Johnson & Johnson joined Pfizer-BioNTech and Moderna on Monday in saying it will test how well its vaccine works against the worrisome variant that emerged in southern Africa and will develop a booster tailored to the strain, called Omicron, if necessary.
Dr. Mathai Mammen, head of research and development for J&J’s pharmaceutical division, Janssen, said the firm had confidence that its vaccine stimulated a robust and lasting immune response. Nonetheless, the New Jersey-based health care company is working with scientists in South Africa to gauge its real-world effectiveness against the new variant, which has spread quickly in that region and been identified in countries outside Africa, including in Britain, Belgium, Australia, Canada, and Israel.

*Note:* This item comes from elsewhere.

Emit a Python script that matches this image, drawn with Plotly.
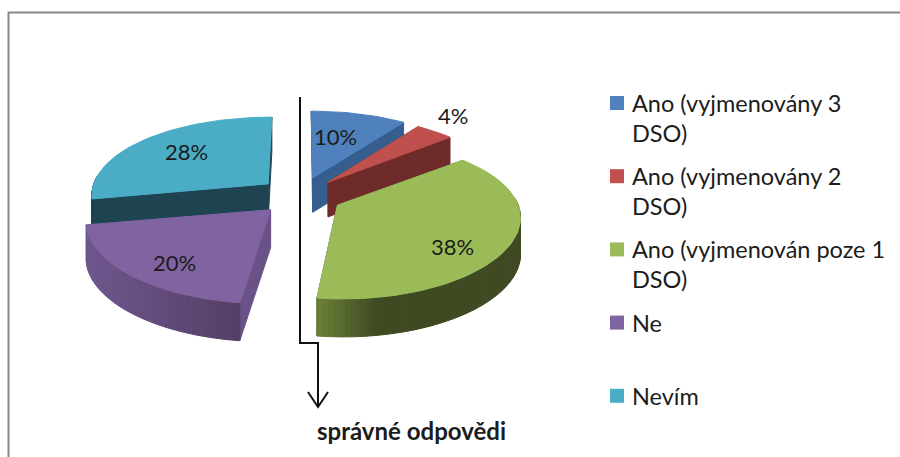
import math
import plotly.graph_objects as go

# ---------- data ----------
categories = ["Ano (vyjmenovány 3 DSO)", "Ano (vyjmenovány 2 DSO)",
              "Ano (vyjmenován poze 1 DSO)", "Ne", "Nevím"]
values = [10, 4, 38, 20, 28]
legend_lines = [["Ano (vyjmenovány 3", "DSO)"], ["Ano (vyjmenovány 2", "DSO)"],
                ["Ano (vyjmenován poze 1", "DSO)"], ["Ne"], ["Nevím"]]
value_labels = ["10%", "4%", "38%", "20%", "28%"]

# ---------- style ----------
top_colors = ["#4f81bd", "#c0504d", "#9bbb59", "#8064a2", "#4bacc6"]
cut_colors = ["#355e8e", "#6f2a2a", "#4a5a2a", "#6a5288", "#1f4451"]
wall_light = ["#355e8e", "#6f2a2a", "#6c8239", "#6f568e", "#1f4451"]
wall_dark = ["#355e8e", "#6f2a2a", "#3f4a23", "#553f66", "#1f4451"]
label_pos = [(335, 136), (453, 115), (452, 246), (174, 262), (186, 151)]
draw_order = [4, 0, 1, 2, 3]
CX, CY = 300, 196      # pie centre
RX, RY = 178, 78       # radii
PERSP_X = 0.13         # perspective strength, horizontal
PERSP_Y = 0.168        # perspective strength, vertical
PULL_X, PULL_Y = 42, 19
TXT = "#1c1c1c"
FONT = "Lato"


def project(theta, wx, wy, shift):
    s, c = math.sin(theta), math.cos(theta)
    k = 1 + PERSP_X * (c + shift)
    return CX + (wx + RX * s - CX) / k, wy - RY * c / (1 + PERSP_Y * c)


def depth(theta):
    return 36 - 2 * math.cos(theta)


def mix(a, b, t):
    ca = [int(a[i:i + 2], 16) for i in (1, 3, 5)]
    cb = [int(b[i:i + 2], 16) for i in (1, 3, 5)]
    return "#%02x%02x%02x" % tuple(round(x + (y - x) * t) for x, y in zip(ca, cb))


def poly(fig, xs, ys, color):
    fig.add_trace(go.Scatter(x=xs + xs[:1], y=ys + ys[:1], mode="lines", fill="toself",
                             fillcolor=color, line=dict(color=color, width=1),
                             showlegend=False, hoverinfo="skip"))


fig = go.Figure()

total = sum(values)
bounds = [0]
for v in values:
    bounds.append(bounds[-1] + v / total * 2 * math.pi)

for i in draw_order:
    a0, a1 = bounds[i], bounds[i + 1]
    mid = (a0 + a1) / 2
    wx = CX + PULL_X * math.sin(mid)
    wy = CY - PULL_Y * math.cos(mid)
    shift = PULL_Y / RY * math.cos(mid)
    ax = CX + (wx - CX) / (1 + PERSP_X * shift)
    ay = wy
    # cut walls
    for a in (a0, a1):
        x, y = project(a, wx, wy, shift)
        d = depth(a)
        poly(fig, [ax, x, x, ax], [ay, y, y + d, ay + d], cut_colors[i])
    # outer wall, as shaded strips
    n = max(2, int((a1 - a0) / math.radians(1.5)))
    for j in range(n):
        t0 = a0 + (a1 - a0) * j / n
        t1 = a0 + (a1 - a0) * (j + 1) / n
        if math.cos((t0 + t1) / 2) > 0.1:
            continue
        x0, y0 = project(t0, wx, wy, shift)
        x1, y1 = project(t1, wx, wy, shift)
        if i == 2:
            col = mix(wall_light[i], wall_dark[i], max(0, min(1, (x0 - 318) / 60)))
        elif i == 3:
            col = mix(wall_light[i], wall_dark[i], max(0, min(1, (x0 - 90) / 150)))
        else:
            col = wall_dark[i]
        poly(fig, [x0, x1, x1, x0], [y0, y1, y1 + depth(t1), y0 + depth(t0)], col)
    # top face
    n = max(4, int((a1 - a0) / math.radians(2)))
    pts = [project(a0 + (a1 - a0) * j / n, wx, wy, shift) for j in range(n + 1)]
    poly(fig, [ax] + [p[0] for p in pts], [ay] + [p[1] for p in pts], top_colors[i])

annotations = []
for (x, y), t in zip(label_pos, value_labels):
    annotations.append(dict(x=x, y=y, text=t, showarrow=False, xanchor="center", yanchor="middle",
                            font=dict(family=FONT, size=22, color=TXT)))

# legend
LEG_Y0, LEG_STEP, LINE_H = 103, 73.2, 30
for i, lines in enumerate(legend_lines):
    y = LEG_Y0 + LEG_STEP * i
    fig.add_trace(go.Scatter(x=[617], y=[y], mode="markers", showlegend=False, hoverinfo="skip",
                             marker=dict(symbol="square", size=14, color=top_colors[i])))
    for k, line in enumerate(lines):
        annotations.append(dict(x=630, y=y + k * LINE_H, text=line, showarrow=False,
                                xanchor="left", yanchor="middle",
                                font=dict(family=FONT, size=23.5, color=TXT)))

annotations.append(dict(x=411, y=430, text="<b>správné odpovědi</b>", showarrow=False,
                        xanchor="center", yanchor="middle",
                        font=dict(family=FONT, size=24, color=TXT)))

shapes = [
    dict(type="path", path="M300,97 V343 H318 V406", line=dict(color="#111111", width=2)),
    dict(type="path", path="M308,392 L318,407 L328,392", line=dict(color="#111111", width=2)),
    dict(type="path", path="M8.5,460 V12.5 H902", line=dict(color="#888888", width=2)),
]

fig.update_layout(
    width=900, height=457, margin=dict(l=0, r=0, t=0, b=0),
    paper_bgcolor="white", plot_bgcolor="white", showlegend=False,
    xaxis=dict(range=[0, 900], visible=False, fixedrange=True),
    yaxis=dict(range=[457, 0], visible=False, fixedrange=True),
    annotations=annotations, shapes=shapes,
)
fig.write_html("out.html", config=dict(displayModeBar=False),
               post_script="document.body.style.margin='0';document.body.style.overflow='hidden';")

“In parallel, we have begun work to design and develop a new vaccine against Omicron and will rapidly progress it into clinical studies, if needed,” Mammen said in a statement Monday morning.

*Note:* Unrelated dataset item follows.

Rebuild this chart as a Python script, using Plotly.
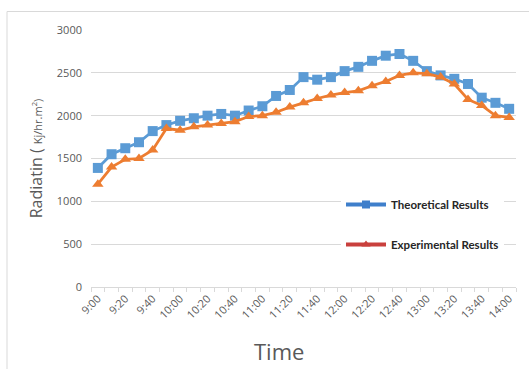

Dr. Dan Barouch, head of the Center for Virology and Vaccine Research at Beth Israel Deaconess Medical Center, which helped to develop the J&J vaccine and tested it on laboratory animals, said his lab is starting to synthesize the heavily mutated spike protein of the new variant using the genetic sequence that was posted online on Thanksgiving by South African scientists. But Barouch said it will be a few weeks before his lab can run tests to determine if the three vaccines cleared in the US work against Omicron.

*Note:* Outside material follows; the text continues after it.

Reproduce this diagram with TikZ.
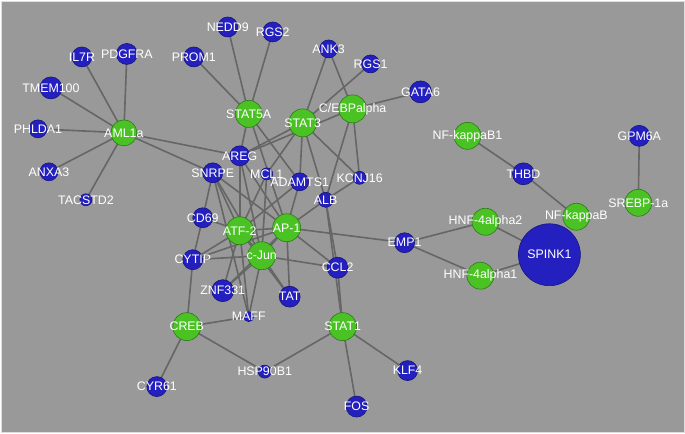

Pfizer’s German partner, BioNTech, said Friday it expects to have more laboratory data on the effectiveness of its messenger RNA vaccine against Omicron “in two weeks at the latest.” If the variant can elude the immune responses stimulated by the vaccine, the company should be able to tweak the vaccine within six weeks and ship initial batches within 100 days, the firm said.
Moderna, whose vaccine also relies on mRNA, issued a similar statement on Friday, saying it is testing boosters against variants with features similar to Omicron. The company said it is also working on an Omicron-specific booster and has repeatedly demonstrated that it can get new potential coronavirus vaccines into clinical trials in two to three months.
Unlike the mRNA vaccines, the J&J vaccine uses a virus that causes colds to deliver part of the spike protein of the coronavirus into cells to stimulate an immune response. The Food and Drug Administration has authorized booster shots in adults for all three vaccines because of concerns about waning immune responses.